JUAN PABLO PONCE DE LEON (B.A. ’16)

Blink and you may have missed it. In October 2014, New Haven announced plans for the redevelopment of the old Coliseum site, once a sports arena and the crown jewel of the Oak Street Connector. The announcement received some local press, but surely did not elicit the fiery community reaction that met the urban renewal plans that made New Haven a model city half a century ago.

Plans for the Coliseum site—mixed-use development including residential units, retail space, and a public square—appear to stand in stark contrast to the city’s mid-20th century approach that was closely tied to Yale’s own interests in the city. This approach was perhaps most evident in a plot of land past Scantleburry Park, between Webster and Foote Streets, where vinyl-clad, colonial revival homes now stand. The current development, Monterrey Place, succeeded the 800-unit government housing project central to the city’s efforts to end blighted neighborhoods and make New Haven the country’s first slumless city.

Here lies the story of Dixwell’s plights, which continue to bedevil municipal officials, even as they move forward with plans to reconnect the Hill neighborhood to downtown with the much-lauded Downtown Crossing project. Many of the problems in Dixwell arose from the city’s effort to designate and rehabilitate troubled areas of New Haven. In 1933, at the recommendation of President Roosevelt, the Home Owner’s Loan Corporation was established by Congressional action to halt the Depression’s housing crisis by protecting homeowners from foreclosure and interest hikes through refinancing. Local HOLC organizations graded neighborhoods on an A-to-D scale. The bankers and insurers in charge of local branches freely deployed racial biases to demarcate what they saw as undesirable areas, condemning them through the red-lining process. Racial prejudices and federal guidelines, which looked down on mixed-use neighborhoods, meant that the D rating given to the “Harlem of New Haven,” Dixwell, was almost a forgone conclusion. For the workers who owned three-thousandframe houses in the neighborhood, renting upstairs units to help cover the mortgage, HOLC’s rating discouraged new investment, setting off a process of neighborhood decay due to troubles in securing capital to repair or upgrade the housing stock.

Having undermined resident stakeholders, the city built Elm Haven, its first housing project, in 1941. Though the project won several design awards, it failed as a bedrock of community in Dixwell and was demolished in the 1990s. Its shortcomings arose from a disjuncture between aesthetic vision and practical use. In Learning from Las Vegas, Denise Scott-Brown, Steven Izenour, and Robert Venturi described the aspirations of modern architecture to create heroic and original works. This aim was present in Elm Haven’s original call for applicants. The brochure’s front page displays sunshine, fresh air, economy, and privacy. Its interior fold describes the unit’s latest modern appliances, rather than explaining how living in Elm Haven could provide occupants social and economic opportunity. Notions of heroic architecture and modern tastes were likely far from the minds of residents, whose efforts to overcome poverty were not aided by the spatial isolation imposed by post-war housing projects and model-city redevelopment. As Oscar Newman observed in Defensible Space, post-war tenements and late American modernist apartment buildings were typologically similar, yet there were notable differences: costly additions such as doormen protected the latter, while the former were vulnerable to crime and other forms of social unrest. Elm Haven’s rigid program, initially successful as transitional housing, could not adapt to the needs of a population that required greater access to surrounding neighborhoods and opportunities. Residents were boxed in by middle-class redevelopment, neighborhood fabric demolition, and large scale rezoning.

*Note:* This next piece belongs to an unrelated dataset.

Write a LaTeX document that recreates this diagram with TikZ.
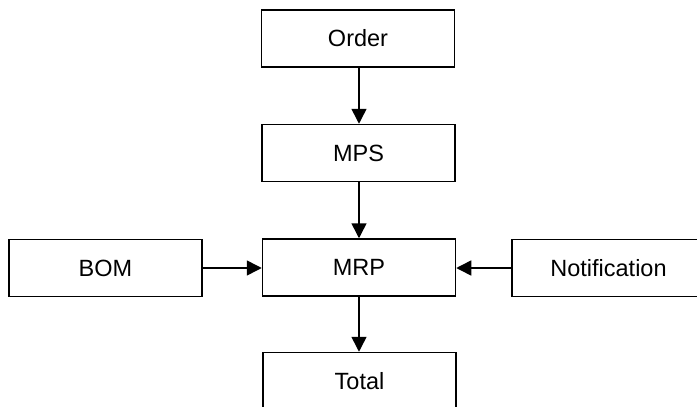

Still, the city’s redevelopment program was spurred on by its industrial strength and the migration of blue-collar workers into New Haven’s urban core. Throughout the 1950s, large numbers of African Americans migrated from the South to see high-paying industrial jobs, which generally did not require an advanced education. By then, New Haven’s industrial capacity was at its peak, and would soon begin to decline, as an increasingly globalized economy sent manufacturing jobs overseas. Meanwhile, the attention of New Haven and Yale turned north with hopes of creating a desirable housing and commercial district: University Park Dixwell. In the Dixwell Redevelopment and Renewal Plan the commission’s outlined its aims to remedy the perceived ills of a mixed-use neighborhood by rezoning, making “the predominant land use … residential thus confirming this neighborhood’s predominantly residential characteristic.”

The result: the classification of two hundred buildings as blighted, slating them for demolition, even though a 1958 survey found only thirty-six to be structurally unfit. As Mandi Isaacs Jackson remarked in her book, Model City Blues, development was meant to achieve “a slow but steady gentrifying process — one that never quite materialized.” Lofty aspirations, with pointed racial undertones, were on display in University Park Dixwell’s advertising: a white, middle-class family depicted as its ideal residents leisurely strolling through town. Besides obvious gender roles assumed in this ‘prototypical’ American family, what is most striking in the advertisement is a sense of placelessness, as the particularities of urban life—streets, buildings, parks—are entirely absent. Were it not for the title, the image could fit almost any commercial advertising campaign. New Haven was all but forgotten.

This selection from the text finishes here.